**Objective:** Return the data exactly, with all pictures removed.
-- Start Supplied information --
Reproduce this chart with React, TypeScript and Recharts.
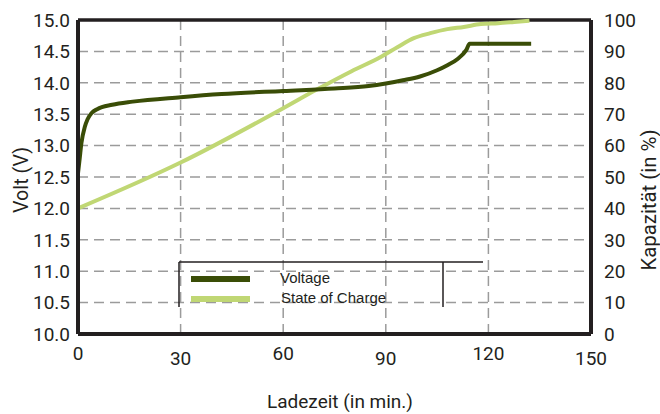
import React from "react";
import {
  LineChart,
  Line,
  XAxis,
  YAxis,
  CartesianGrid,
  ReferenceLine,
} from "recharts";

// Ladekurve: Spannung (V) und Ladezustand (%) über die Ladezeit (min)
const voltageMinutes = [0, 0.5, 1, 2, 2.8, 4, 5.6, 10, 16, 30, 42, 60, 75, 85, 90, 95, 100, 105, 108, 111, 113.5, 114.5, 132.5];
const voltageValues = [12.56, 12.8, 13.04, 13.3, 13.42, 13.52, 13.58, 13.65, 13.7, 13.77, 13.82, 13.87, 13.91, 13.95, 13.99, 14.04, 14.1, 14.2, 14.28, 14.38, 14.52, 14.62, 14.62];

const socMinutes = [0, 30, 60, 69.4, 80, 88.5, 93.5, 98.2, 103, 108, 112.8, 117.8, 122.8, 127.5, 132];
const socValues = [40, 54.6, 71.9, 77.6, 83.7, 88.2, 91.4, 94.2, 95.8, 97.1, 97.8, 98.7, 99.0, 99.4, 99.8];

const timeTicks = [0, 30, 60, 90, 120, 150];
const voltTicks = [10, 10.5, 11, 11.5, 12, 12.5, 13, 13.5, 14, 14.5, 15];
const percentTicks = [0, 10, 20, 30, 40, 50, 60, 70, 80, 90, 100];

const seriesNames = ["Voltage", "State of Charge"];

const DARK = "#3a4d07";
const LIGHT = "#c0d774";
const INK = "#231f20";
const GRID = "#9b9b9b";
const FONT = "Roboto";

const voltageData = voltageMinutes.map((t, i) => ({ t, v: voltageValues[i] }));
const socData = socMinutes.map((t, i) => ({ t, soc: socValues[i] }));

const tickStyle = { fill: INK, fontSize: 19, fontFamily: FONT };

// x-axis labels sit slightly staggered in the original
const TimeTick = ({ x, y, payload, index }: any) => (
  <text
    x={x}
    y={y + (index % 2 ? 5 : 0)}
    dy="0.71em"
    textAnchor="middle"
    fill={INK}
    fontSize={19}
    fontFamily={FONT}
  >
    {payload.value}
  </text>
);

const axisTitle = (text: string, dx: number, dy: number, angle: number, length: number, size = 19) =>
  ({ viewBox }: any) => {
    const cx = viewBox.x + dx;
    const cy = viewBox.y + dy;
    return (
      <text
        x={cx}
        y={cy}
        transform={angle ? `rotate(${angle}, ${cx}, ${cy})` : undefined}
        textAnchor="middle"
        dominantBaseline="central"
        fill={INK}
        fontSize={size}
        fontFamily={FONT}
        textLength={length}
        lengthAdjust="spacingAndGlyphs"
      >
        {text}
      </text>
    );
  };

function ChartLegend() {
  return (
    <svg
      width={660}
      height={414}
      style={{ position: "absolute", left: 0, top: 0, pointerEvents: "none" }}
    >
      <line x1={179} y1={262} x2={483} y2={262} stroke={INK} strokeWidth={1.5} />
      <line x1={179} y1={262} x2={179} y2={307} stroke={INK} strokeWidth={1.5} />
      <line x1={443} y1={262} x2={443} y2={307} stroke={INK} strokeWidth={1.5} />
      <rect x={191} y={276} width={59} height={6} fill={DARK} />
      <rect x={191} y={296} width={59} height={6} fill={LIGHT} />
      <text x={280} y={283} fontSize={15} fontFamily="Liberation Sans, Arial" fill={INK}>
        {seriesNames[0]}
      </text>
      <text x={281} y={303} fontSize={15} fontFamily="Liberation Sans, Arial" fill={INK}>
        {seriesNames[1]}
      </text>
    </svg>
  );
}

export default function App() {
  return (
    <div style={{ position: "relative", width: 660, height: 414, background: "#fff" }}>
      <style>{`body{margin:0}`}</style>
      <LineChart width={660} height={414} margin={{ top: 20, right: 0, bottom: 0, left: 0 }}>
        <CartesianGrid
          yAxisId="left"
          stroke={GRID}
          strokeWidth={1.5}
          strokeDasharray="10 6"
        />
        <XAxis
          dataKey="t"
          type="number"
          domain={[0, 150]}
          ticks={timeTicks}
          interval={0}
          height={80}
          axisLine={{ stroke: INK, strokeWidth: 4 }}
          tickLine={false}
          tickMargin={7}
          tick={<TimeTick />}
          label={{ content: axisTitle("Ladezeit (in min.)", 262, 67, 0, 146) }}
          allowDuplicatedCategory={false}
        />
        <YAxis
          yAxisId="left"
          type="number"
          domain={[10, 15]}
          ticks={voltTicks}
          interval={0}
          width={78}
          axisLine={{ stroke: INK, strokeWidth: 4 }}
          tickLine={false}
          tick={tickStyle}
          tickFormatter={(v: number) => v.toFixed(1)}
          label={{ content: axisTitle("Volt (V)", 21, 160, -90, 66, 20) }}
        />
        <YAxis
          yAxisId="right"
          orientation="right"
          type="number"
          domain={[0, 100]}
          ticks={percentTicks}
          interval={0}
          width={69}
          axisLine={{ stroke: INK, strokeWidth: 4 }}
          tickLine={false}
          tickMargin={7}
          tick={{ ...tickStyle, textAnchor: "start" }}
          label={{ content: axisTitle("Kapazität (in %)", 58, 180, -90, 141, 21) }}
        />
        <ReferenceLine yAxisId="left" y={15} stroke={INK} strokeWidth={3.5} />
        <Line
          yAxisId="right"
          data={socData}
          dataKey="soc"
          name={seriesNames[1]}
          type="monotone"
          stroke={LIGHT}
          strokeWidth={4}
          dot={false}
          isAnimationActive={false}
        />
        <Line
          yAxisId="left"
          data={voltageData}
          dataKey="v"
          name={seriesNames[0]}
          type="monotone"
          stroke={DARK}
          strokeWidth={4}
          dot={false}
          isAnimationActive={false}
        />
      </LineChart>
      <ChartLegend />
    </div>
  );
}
-- End Supplied information --
**Right answer:**
Reproduce this chart with React, TypeScript and Recharts.
import React from "react";
import {
  LineChart,
  Line,
  XAxis,
  YAxis,
  CartesianGrid,
  ReferenceLine,
} from "recharts";

// Ladekurve: Spannung (V) und Ladezustand (%) über die Ladezeit (min)
const voltageMinutes = [0, 0.5, 1, 2, 2.8, 4, 5.6, 10, 16, 30, 42, 60, 75, 85, 90, 95, 100, 105, 108, 111, 113.5, 114.5, 132.5];
const voltageValues = [12.56, 12.8, 13.04, 13.3, 13.42, 13.52, 13.58, 13.65, 13.7, 13.77, 13.82, 13.87, 13.91, 13.95, 13.99, 14.04, 14.1, 14.2, 14.28, 14.38, 14.52, 14.62, 14.62];

const socMinutes = [0, 30, 60, 69.4, 80, 88.5, 93.5, 98.2, 103, 108, 112.8, 117.8, 122.8, 127.5, 132];
const socValues = [40, 54.6, 71.9, 77.6, 83.7, 88.2, 91.4, 94.2, 95.8, 97.1, 97.8, 98.7, 99.0, 99.4, 99.8];

const timeTicks = [0, 30, 60, 90, 120, 150];
const voltTicks = [10, 10.5, 11, 11.5, 12, 12.5, 13, 13.5, 14, 14.5, 15];
const percentTicks = [0, 10, 20, 30, 40, 50, 60, 70, 80, 90, 100];

const seriesNames = ["Voltage", "State of Charge"];

const DARK = "#3a4d07";
const LIGHT = "#c0d774";
const INK = "#231f20";
const GRID = "#9b9b9b";
const FONT = "Roboto";

const voltageData = voltageMinutes.map((t, i) => ({ t, v: voltageValues[i] }));
const socData = socMinutes.map((t, i) => ({ t, soc: socValues[i] }));

const tickStyle = { fill: INK, fontSize: 19, fontFamily: FONT };

// x-axis labels sit slightly staggered in the original
const TimeTick = ({ x, y, payload, index }: any) => (
  <text
    x={x}
    y={y + (index % 2 ? 5 : 0)}
    dy="0.71em"
    textAnchor="middle"
    fill={INK}
    fontSize={19}
    fontFamily={FONT}
  >
    {payload.value}
  </text>
);

const axisTitle = (text: string, dx: number, dy: number, angle: number, length: number, size = 19) =>
  ({ viewBox }: any) => {
    const cx = viewBox.x + dx;
    const cy = viewBox.y + dy;
    return (
      <text
        x={cx}
        y={cy}
        transform={angle ? `rotate(${angle}, ${cx}, ${cy})` : undefined}
        textAnchor="middle"
        dominantBaseline="central"
        fill={INK}
        fontSize={size}
        fontFamily={FONT}
        textLength={length}
        lengthAdjust="spacingAndGlyphs"
      >
        {text}
      </text>
    );
  };

function ChartLegend() {
  return (
    <svg
      width={660}
      height={414}
      style={{ position: "absolute", left: 0, top: 0, pointerEvents: "none" }}
    >
      <line x1={179} y1={262} x2={483} y2={262} stroke={INK} strokeWidth={1.5} />
      <line x1={179} y1={262} x2={179} y2={307} stroke={INK} strokeWidth={1.5} />
      <line x1={443} y1={262} x2={443} y2={307} stroke={INK} strokeWidth={1.5} />
      <rect x={191} y={276} width={59} height={6} fill={DARK} />
      <rect x={191} y={296} width={59} height={6} fill={LIGHT} />
      <text x={280} y={283} fontSize={15} fontFamily="Liberation Sans, Arial" fill={INK}>
        {seriesNames[0]}
      </text>
      <text x={281} y={303} fontSize={15} fontFamily="Liberation Sans, Arial" fill={INK}>
        {seriesNames[1]}
      </text>
    </svg>
  );
}

export default function App() {
  return (
    <div style={{ position: "relative", width: 660, height: 414, background: "#fff" }}>
      <style>{`body{margin:0}`}</style>
      <LineChart width={660} height={414} margin={{ top: 20, right: 0, bottom: 0, left: 0 }}>
        <CartesianGrid
          yAxisId="left"
          stroke={GRID}
          strokeWidth={1.5}
          strokeDasharray="10 6"
        />
        <XAxis
          dataKey="t"
          type="number"
          domain={[0, 150]}
          ticks={timeTicks}
          interval={0}
          height={80}
          axisLine={{ stroke: INK, strokeWidth: 4 }}
          tickLine={false}
          tickMargin={7}
          tick={<TimeTick />}
          label={{ content: axisTitle("Ladezeit (in min.)", 262, 67, 0, 146) }}
          allowDuplicatedCategory={false}
        />
        <YAxis
          yAxisId="left"
          type="number"
          domain={[10, 15]}
          ticks={voltTicks}
          interval={0}
          width={78}
          axisLine={{ stroke: INK, strokeWidth: 4 }}
          tickLine={false}
          tick={tickStyle}
          tickFormatter={(v: number) => v.toFixed(1)}
          label={{ content: axisTitle("Volt (V)", 21, 160, -90, 66, 20) }}
        />
        <YAxis
          yAxisId="right"
          orientation="right"
          type="number"
          domain={[0, 100]}
          ticks={percentTicks}
          interval={0}
          width={69}
          axisLine={{ stroke: INK, strokeWidth: 4 }}
          tickLine={false}
          tickMargin={7}
          tick={{ ...tickStyle, textAnchor: "start" }}
          label={{ content: axisTitle("Kapazität (in %)", 58, 180, -90, 141, 21) }}
        />
        <ReferenceLine yAxisId="left" y={15} stroke={INK} strokeWidth={3.5} />
        <Line
          yAxisId="right"
          data={socData}
          dataKey="soc"
          name={seriesNames[1]}
          type="monotone"
          stroke={LIGHT}
          strokeWidth={4}
          dot={false}
          isAnimationActive={false}
        />
        <Line
          yAxisId="left"
          data={voltageData}
          dataKey="v"
          name={seriesNames[0]}
          type="monotone"
          stroke={DARK}
          strokeWidth={4}
          dot={false}
          isAnimationActive={false}
        />
      </LineChart>
      <ChartLegend />
    </div>
  );
}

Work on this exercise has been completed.